**Data lines**
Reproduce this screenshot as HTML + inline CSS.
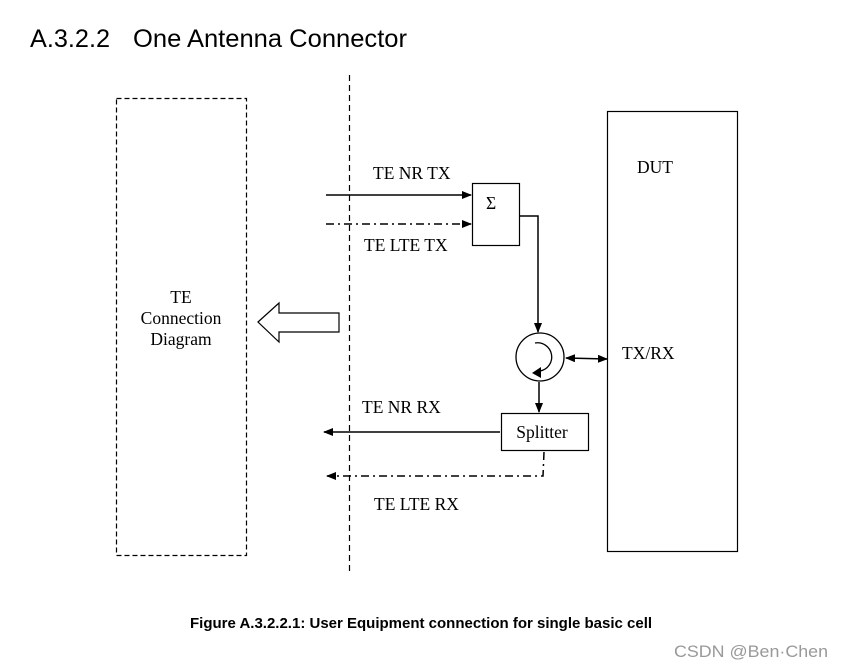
<!DOCTYPE html>
<html><head><meta charset="utf-8"><style>
body{margin:0;background:#fff;width:843px;height:668px;overflow:hidden}
svg{display:block}
</style></head><body>
<svg width="843" height="668" viewBox="0 0 843 668" xmlns="http://www.w3.org/2000/svg">
<defs>
<marker id="a" markerWidth="10" markerHeight="8" refX="9" refY="4" orient="auto" markerUnits="userSpaceOnUse"><path d="M0,0 L10,4 L0,8 Z" fill="#000"/></marker>
<marker id="b" markerWidth="10" markerHeight="8" refX="1" refY="4" orient="auto" markerUnits="userSpaceOnUse"><path d="M10,0 L0,4 L10,8 Z" fill="#000"/></marker>
</defs>
<text x="30" y="47" font-family="Liberation Sans, sans-serif" font-size="25" fill="#000" textLength="80" lengthAdjust="spacingAndGlyphs">A.3.2.2</text>
<text x="133" y="47" font-family="Liberation Sans, sans-serif" font-size="25" fill="#000" textLength="274" lengthAdjust="spacingAndGlyphs">One Antenna Connector</text>
<rect x="116.5" y="98.5" width="130" height="457" fill="none" stroke="#000" stroke-width="1.2" stroke-dasharray="5,3"/>
<line x1="349.5" y1="75" x2="349.5" y2="573" stroke="#000" stroke-width="1.2" stroke-dasharray="6,4"/>
<rect x="607.5" y="111.5" width="130" height="440" fill="none" stroke="#000" stroke-width="1.2"/>
<g font-family="Liberation Serif, serif" font-size="17.5" fill="#000">
<text x="181" y="303" text-anchor="middle">TE</text>
<text x="181" y="324" text-anchor="middle">Connection</text>
<text x="181" y="345" text-anchor="middle">Diagram</text>
<text x="637" y="173">DUT</text>
<text x="622" y="359">TX/RX</text>
<text x="373" y="179">TE NR TX</text>
<text x="364" y="251">TE LTE TX</text>
<text x="362" y="413">TE NR RX</text>
<text x="374" y="510">TE LTE RX</text>
<text x="542" y="438" text-anchor="middle">Splitter</text>
<text x="486" y="209">Σ</text>
</g>
<path d="M258,322 L279,303 L279,313 L339,313 L339,332 L279,332 L279,342 Z" fill="#fff" stroke="#000" stroke-width="1.2"/>
<rect x="472.5" y="183.5" width="47" height="62" fill="none" stroke="#000" stroke-width="1.2"/>
<line x1="326" y1="195" x2="471" y2="195" stroke="#000" stroke-width="1.5" marker-end="url(#a)"/>
<line x1="326" y1="224" x2="471" y2="224" stroke="#000" stroke-width="1.5" stroke-dasharray="8,4,2,4" marker-end="url(#a)"/>
<polyline points="520,216 538,216 538,332" fill="none" stroke="#000" stroke-width="1.5" marker-end="url(#a)"/>
<circle cx="540" cy="357" r="24" fill="none" stroke="#000" stroke-width="1.3"/>
<path d="M535,343 A14,14 0 1 1 540,371" fill="none" stroke="#000" stroke-width="1.3"/>
<path d="M532,373 L541,367 L541,378 Z" fill="#000"/>
<line x1="566" y1="358" x2="607" y2="359" stroke="#000" stroke-width="1.5" marker-start="url(#b)" marker-end="url(#a)"/>
<line x1="539" y1="382" x2="539" y2="412" stroke="#000" stroke-width="1.5" marker-end="url(#a)"/>
<rect x="501.5" y="413.5" width="87" height="37" fill="none" stroke="#000" stroke-width="1.2"/>
<line x1="500" y1="432" x2="324" y2="432" stroke="#000" stroke-width="1.5" marker-end="url(#a)"/>
<polyline points="544,452 543,476 327,476" fill="none" stroke="#000" stroke-width="1.5" stroke-dasharray="8,4,2,4" marker-end="url(#a)"/>
<text x="190" y="628" font-family="Liberation Sans, sans-serif" font-size="15" font-weight="bold" fill="#000">Figure A.3.2.2.1: User Equipment connection for single basic cell</text>
<text x="674" y="657" font-family="Liberation Sans, sans-serif" font-size="17" fill="#999" textLength="154" lengthAdjust="spacingAndGlyphs">CSDN @Ben·Chen</text>
</svg>
</body></html>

**The problem**
Repeat the material above verbatim. Leave the pictures behind.

**Task response**
Reproduce this screenshot as HTML + inline CSS.
<!DOCTYPE html>
<html><head><meta charset="utf-8"><style>
body{margin:0;background:#fff;width:843px;height:668px;overflow:hidden}
svg{display:block}
</style></head><body>
<svg width="843" height="668" viewBox="0 0 843 668" xmlns="http://www.w3.org/2000/svg">
<defs>
<marker id="a" markerWidth="10" markerHeight="8" refX="9" refY="4" orient="auto" markerUnits="userSpaceOnUse"><path d="M0,0 L10,4 L0,8 Z" fill="#000"/></marker>
<marker id="b" markerWidth="10" markerHeight="8" refX="1" refY="4" orient="auto" markerUnits="userSpaceOnUse"><path d="M10,0 L0,4 L10,8 Z" fill="#000"/></marker>
</defs>
<text x="30" y="47" font-family="Liberation Sans, sans-serif" font-size="25" fill="#000" textLength="80" lengthAdjust="spacingAndGlyphs">A.3.2.2</text>
<text x="133" y="47" font-family="Liberation Sans, sans-serif" font-size="25" fill="#000" textLength="274" lengthAdjust="spacingAndGlyphs">One Antenna Connector</text>
<rect x="116.5" y="98.5" width="130" height="457" fill="none" stroke="#000" stroke-width="1.2" stroke-dasharray="5,3"/>
<line x1="349.5" y1="75" x2="349.5" y2="573" stroke="#000" stroke-width="1.2" stroke-dasharray="6,4"/>
<rect x="607.5" y="111.5" width="130" height="440" fill="none" stroke="#000" stroke-width="1.2"/>
<g font-family="Liberation Serif, serif" font-size="17.5" fill="#000">
<text x="181" y="303" text-anchor="middle">TE</text>
<text x="181" y="324" text-anchor="middle">Connection</text>
<text x="181" y="345" text-anchor="middle">Diagram</text>
<text x="637" y="173">DUT</text>
<text x="622" y="359">TX/RX</text>
<text x="373" y="179">TE NR TX</text>
<text x="364" y="251">TE LTE TX</text>
<text x="362" y="413">TE NR RX</text>
<text x="374" y="510">TE LTE RX</text>
<text x="542" y="438" text-anchor="middle">Splitter</text>
<text x="486" y="209">Σ</text>
</g>
<path d="M258,322 L279,303 L279,313 L339,313 L339,332 L279,332 L279,342 Z" fill="#fff" stroke="#000" stroke-width="1.2"/>
<rect x="472.5" y="183.5" width="47" height="62" fill="none" stroke="#000" stroke-width="1.2"/>
<line x1="326" y1="195" x2="471" y2="195" stroke="#000" stroke-width="1.5" marker-end="url(#a)"/>
<line x1="326" y1="224" x2="471" y2="224" stroke="#000" stroke-width="1.5" stroke-dasharray="8,4,2,4" marker-end="url(#a)"/>
<polyline points="520,216 538,216 538,332" fill="none" stroke="#000" stroke-width="1.5" marker-end="url(#a)"/>
<circle cx="540" cy="357" r="24" fill="none" stroke="#000" stroke-width="1.3"/>
<path d="M535,343 A14,14 0 1 1 540,371" fill="none" stroke="#000" stroke-width="1.3"/>
<path d="M532,373 L541,367 L541,378 Z" fill="#000"/>
<line x1="566" y1="358" x2="607" y2="359" stroke="#000" stroke-width="1.5" marker-start="url(#b)" marker-end="url(#a)"/>
<line x1="539" y1="382" x2="539" y2="412" stroke="#000" stroke-width="1.5" marker-end="url(#a)"/>
<rect x="501.5" y="413.5" width="87" height="37" fill="none" stroke="#000" stroke-width="1.2"/>
<line x1="500" y1="432" x2="324" y2="432" stroke="#000" stroke-width="1.5" marker-end="url(#a)"/>
<polyline points="544,452 543,476 327,476" fill="none" stroke="#000" stroke-width="1.5" stroke-dasharray="8,4,2,4" marker-end="url(#a)"/>
<text x="190" y="628" font-family="Liberation Sans, sans-serif" font-size="15" font-weight="bold" fill="#000">Figure A.3.2.2.1: User Equipment connection for single basic cell</text>
<text x="674" y="657" font-family="Liberation Sans, sans-serif" font-size="17" fill="#999" textLength="154" lengthAdjust="spacingAndGlyphs">CSDN @Ben·Chen</text>
</svg>
</body></html>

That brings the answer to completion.